- Location: Northampton, England
- Date: 16 January 2015
- Target: Jon James Casey
- Weapon: Knife
- Perpetrator: Waijs Dahir
- Motive: Fight Escalation

= Murder of Jon James Casey =

2015 stabbing in Northampton, England

On 16 January 2015, Jon Casey, a 35-year-old father of two, was fatally stabbed in Northampton, England after an altercation. He suffered stab wounds to the chest and died in hospital that evening. The suspect, Waijs Dahir, is believed to have fled the country after the incident, and a £35,000 reward remains for any information given that leads to his capture.

== Background ==
Jon James Casey was born in 1979 or 1980 to Siobhan Bowe and Stephen Casey. He was a father of two at the time and had been living in the Barrack Road / Kingsthorpe area at the time of the incident. Around the same time the suspect, Waijs Dahir, who was 21, attended the University of Northampton, and had been living on Semilong Road, Northampton, with Fatiat Braimoh. He was originally from Coventry. He had no prior offences and there was no indication of any prior motive that may have contributed to the attack.

== Attack ==
On the morning of 16 January 2015, Casey left the house at around 8 am, and was expected to be back home in the afternoon after he had picked his step-daughter up from school. Casey had been in Northampton close to the Lazeez restaurant, shortly before 5.30 pm, and became involved in an altercation with the suspect, as one witness who was at a Co-op cash machine nearby saw one male (Casey) gesturing "come on" to another male (Dahir). As one witness described the incident, "The black guy was punching the white guy with the black object in his hand. Punches to the face, using the black object as a grip to punch with. "The black guy would not leave him alone, he was constantly on him, punching the white guy. "He [Casey] wanted to get away, he was keeping his head down, terrified. He was keeping his head down to protect himself. He was taking a lot of punishment."
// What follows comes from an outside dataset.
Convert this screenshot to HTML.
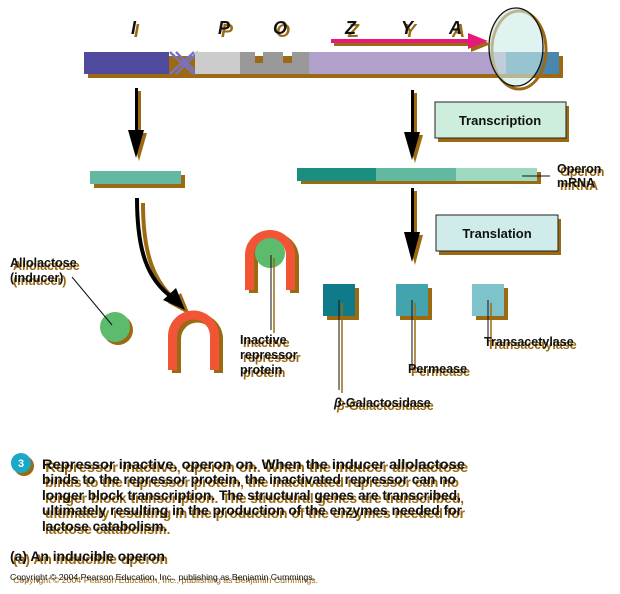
<!DOCTYPE html>
<html><head><meta charset="utf-8"><style>
html,body{margin:0;padding:0;background:#fff;width:620px;height:594px;overflow:hidden}
svg text{font-family:"Liberation Sans",Arial,sans-serif;fill:#111}
.s{text-shadow:3px 3px 0 #9b6a12}
.b{font-weight:bold}
</style></head><body>
<svg width="620" height="594" viewBox="0 0 620 594" xmlns="http://www.w3.org/2000/svg">
<!-- letters -->
<g font-size="18" font-weight="bold" font-style="italic">
<text class="s" x="131" y="34">I</text>
<text class="s" x="218" y="34">P</text>
<text class="s" x="273" y="34">O</text>
<text class="s" x="345" y="34">Z</text>
<text class="s" x="401" y="34">Y</text>
<text class="s" x="449" y="34">A</text>
</g>
<!-- DNA shadow -->
<rect x="88" y="56" width="475" height="22" fill="#9b6a12"/>
<rect x="84" y="52" width="85" height="22" fill="#4f4a9e"/>
<path d="M170,52 C178,60 186,66 194,74 M170,74 C178,66 186,60 194,52 M176,52 C184,60 190,66 198,74 M176,74 C184,66 190,60 198,52" stroke="#7a72c0" stroke-width="2.5" fill="none"/>
<rect x="195" y="52" width="45" height="22" fill="#cccccc"/>
<path d="M240,52 H255 V63 H263 V52 H283 V63 H292 V52 H309 V74 H240 Z" fill="#999"/>
<rect x="309" y="52" width="197" height="22" fill="#b1a0cb"/>
<rect x="506" y="52" width="53" height="22" fill="#4a87b0"/>
<ellipse cx="519" cy="50" rx="27" ry="39" fill="none" stroke="#9b6a12" stroke-width="3"/>
<ellipse cx="516" cy="47" rx="27" ry="39" fill="#cdebe6" fill-opacity="0.6" stroke="#111" stroke-width="1.3"/>
<!-- pink arrow -->
<g transform="translate(3,3)" fill="#9b6a12"><rect x="331" y="39" width="140" height="4"/><polygon points="468,33 488,41 468,49"/></g>
<rect x="331" y="39" width="140" height="4" fill="#e8187a"/><polygon points="468,33 488,41 468,49" fill="#e8187a"/>
<!-- vertical arrows -->
<g fill="#9b6a12" transform="translate(3,3)">
<rect x="135" y="88" width="3" height="46"/><polygon points="128,130 144,130 136,158"/>
<rect x="411" y="90" width="3" height="46"/><polygon points="404,132 420,132 412,160"/>
<rect x="411" y="188" width="3" height="48"/><polygon points="404,232 420,232 412,262"/>
</g>
<rect x="135" y="88" width="3" height="46" fill="#000"/><polygon points="128,130 144,130 136,158" fill="#000"/>
<rect x="411" y="90" width="3" height="46" fill="#000"/><polygon points="404,132 420,132 412,160" fill="#000"/>
<rect x="411" y="188" width="3" height="48" fill="#000"/><polygon points="404,232 420,232 412,262" fill="#000"/>
<!-- boxes -->
<rect x="438" y="106" width="131" height="36" fill="#9b6a12"/>
<rect x="435" y="102" width="131" height="36" fill="#cdeedd" stroke="#222" stroke-width="1"/>
<text x="500" y="125" font-size="13" font-weight="bold" text-anchor="middle">Transcription</text>
<rect x="439" y="219" width="122" height="36" fill="#9b6a12"/>
<rect x="436" y="215" width="122" height="36" fill="#d0ecea" stroke="#222" stroke-width="1"/>
<text x="497" y="238" font-size="13" font-weight="bold" text-anchor="middle">Translation</text>
<!-- mRNA -->
<rect x="301" y="172" width="240" height="12" fill="#9b6a12"/>
<rect x="297" y="168" width="79" height="13" fill="#1a8f80"/>
<rect x="376" y="168" width="80" height="13" fill="#63b9a0"/>
<rect x="456" y="168" width="81" height="13" fill="#9ed9c2"/>
<line x1="522" y1="176" x2="550" y2="176" stroke="#111" stroke-width="1"/>
<text class="s b" x="557" y="173" font-size="12.5">Operon</text>
<text class="s b" x="557" y="187" font-size="12.5">mRNA</text>
<!-- enzymes -->
<g fill="#9b6a12"><rect x="327" y="288" width="32" height="32"/><rect x="400" y="288" width="32" height="32"/><rect x="476" y="288" width="32" height="32"/></g>
<rect x="323" y="284" width="32" height="32" fill="#0e7a8a"/>
<rect x="396" y="284" width="32" height="32" fill="#44a4ad"/>
<rect x="472" y="284" width="32" height="32" fill="#7ec3cb"/>
<g stroke="#9b6a12" stroke-width="1.5"><line x1="342" y1="303" x2="342" y2="393"/><line x1="415" y1="303" x2="415" y2="371"/><line x1="491" y1="303" x2="491" y2="340"/></g>
<g stroke="#111" stroke-width="1"><line x1="339" y1="300" x2="339" y2="390"/><line x1="412" y1="300" x2="412" y2="368"/><line x1="488" y1="300" x2="488" y2="337"/></g>
<text class="s b" x="334" y="407" font-size="12.5"><tspan font-style="italic">β</tspan>-Galactosidase</text>
<text class="s b" x="408" y="373" font-size="12.5">Permease</text>
<text class="s b" x="484" y="346" font-size="12.5">Transacetylase</text>
<!-- left bar -->
<rect x="94" y="175" width="91" height="13" fill="#9b6a12"/>
<rect x="90" y="171" width="91" height="13" fill="#62b8a0"/>
<!-- curved arrow -->
<path d="M140,200 C140,250 150,280 176,300" stroke="#9b6a12" stroke-width="4" fill="none" transform="translate(3,3)"/>
<polygon points="165,300 187,312 178,290" fill="#9b6a12" transform="translate(3,3)"/>
<path d="M137,198 C137,250 147,280 173,298" stroke="#000" stroke-width="4" fill="none"/>
<polygon points="163,300 185,310 176,288" fill="#000"/>
<!-- repressor 1 -->
<path d="M168,370 L168,336 A25.5,25.5 0 0 1 219,336 L219,370 L210,370 L210,336 A16.5,16.5 0 0 0 177,336 L177,370 Z" fill="#9b6a12" transform="translate(4,3)"/>
<path d="M168,370 L168,336 A25.5,25.5 0 0 1 219,336 L219,370 L210,370 L210,336 A16.5,16.5 0 0 0 177,336 L177,370 Z" fill="#f25535"/>
<!-- repressor 2 -->
<path d="M245,290 L245,255 A25,25 0 0 1 295,255 L295,290 L286,290 L286,255 A16,16 0 0 0 254,255 L254,290 Z" fill="#9b6a12" transform="translate(4,3)"/>
<path d="M245,290 L245,255 A25,25 0 0 1 295,255 L295,290 L286,290 L286,255 A16,16 0 0 0 254,255 L254,290 Z" fill="#f25535"/>
<circle cx="270" cy="253" r="15" fill="#5dbb6d"/>
<line x1="274" y1="258" x2="274" y2="333" stroke="#9b6a12" stroke-width="1.5"/>
<line x1="271" y1="255" x2="271" y2="330" stroke="#111" stroke-width="1"/>
<text class="s b" x="240" y="344" font-size="12.5">Inactive</text>
<text class="s b" x="240" y="359" font-size="12.5">repressor</text>
<text class="s b" x="240" y="374" font-size="12.5">protein</text>
<!-- allolactose -->
<circle cx="118" cy="330" r="15" fill="#9b6a12"/>
<circle cx="115" cy="327" r="15" fill="#5dbb6d"/>
<line x1="72" y1="277" x2="112" y2="325" stroke="#111" stroke-width="1"/>
<text class="s b" x="10" y="267" font-size="12.5">Allolactose</text>
<text class="s b" x="10" y="282" font-size="12.5">(inducer)</text>
<!-- caption -->
<circle cx="24" cy="466" r="10" fill="#9b6a12"/>
<circle cx="21" cy="463" r="10" fill="#1aa8c8"/>
<text x="21" y="467" font-size="11" style="fill:#fff" text-anchor="middle" font-weight="bold">3</text>
<g font-size="13.6" font-weight="bold">
<text class="s" x="42" y="469" textLength="423" lengthAdjust="spacingAndGlyphs">Repressor inactive, operon on. When the inducer allolactose</text>
<text class="s" x="42" y="484" textLength="414" lengthAdjust="spacingAndGlyphs">binds to the repressor protein, the inactivated repressor can no</text>
<text class="s" x="42" y="500" textLength="419" lengthAdjust="spacingAndGlyphs">longer block transcription. The structural genes are transcribed,</text>
<text class="s" x="42" y="515" textLength="420" lengthAdjust="spacingAndGlyphs">ultimately resulting in the production of the enzymes needed for</text>
<text class="s" x="42" y="531">lactose catabolism.</text>
</g>
<text class="s b" x="10" y="561" font-size="14" textLength="155" lengthAdjust="spacingAndGlyphs">(a) An inducible operon</text>
<text class="s" x="10" y="580" font-size="8.5" textLength="305" lengthAdjust="spacingAndGlyphs">Copyright © 2004 Pearson Education, Inc., publishing as Benjamin Cummings.</text>
</svg>
</body></html>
Following this Casey abruptly swung at Dahir, after which Dahir claimed he was "getting a tool", according to the witness. Two minutes later, the witness saw the male come back out of his front door on Semilong Road, which made him 'concerned' given the previous comment about "getting a tool". The "tool" turned out to be a large knife, described by a second witness as a "black object" that looked like a "handle of a knife, like a steak knife but bigger". Casey was then stabbed three times with the weapon, after which Dahir fled the scene. Casey was rushed to hospital after which he died of his injuries at Northampton General Hospital later that evening at around 6.20 pm.

== Investigation and aftermath ==
Northamptonshire police immediately investigated, after which they arrested a 19-year-old man on suspicion of the murder, although he was released shortly after. After Dahir was named the prime suspect it was found that he had travelled to Coventry, after which he fled the country on the same day of the attack. He is thought to have fled to either Kenya or Somalia, the latter of which does not have an extradition treaty with the UK. After this was determined an international warrant was issued for his arrest. An inquest into Jon Casey's death was held in August 2021, after which it was determined that Casey was “unlawfully killed” and described his attack as “viciously stabbed," despite conflicting witness accounts as to who started the altercation. On 16 January 2025 a ten-year anniversary appeal was issued to the public in an attempt to locate him. It was stated, “Although it’s been 10 years since Jon died, his family still carry their grief as if his murder happened yesterday and this is no surprise when you speak to them and understand just how deeply he was loved."

A £35,000 reward has been offered through the independent charity Crimestoppers to anyone who provides police with information that leads to Dahir's arrest.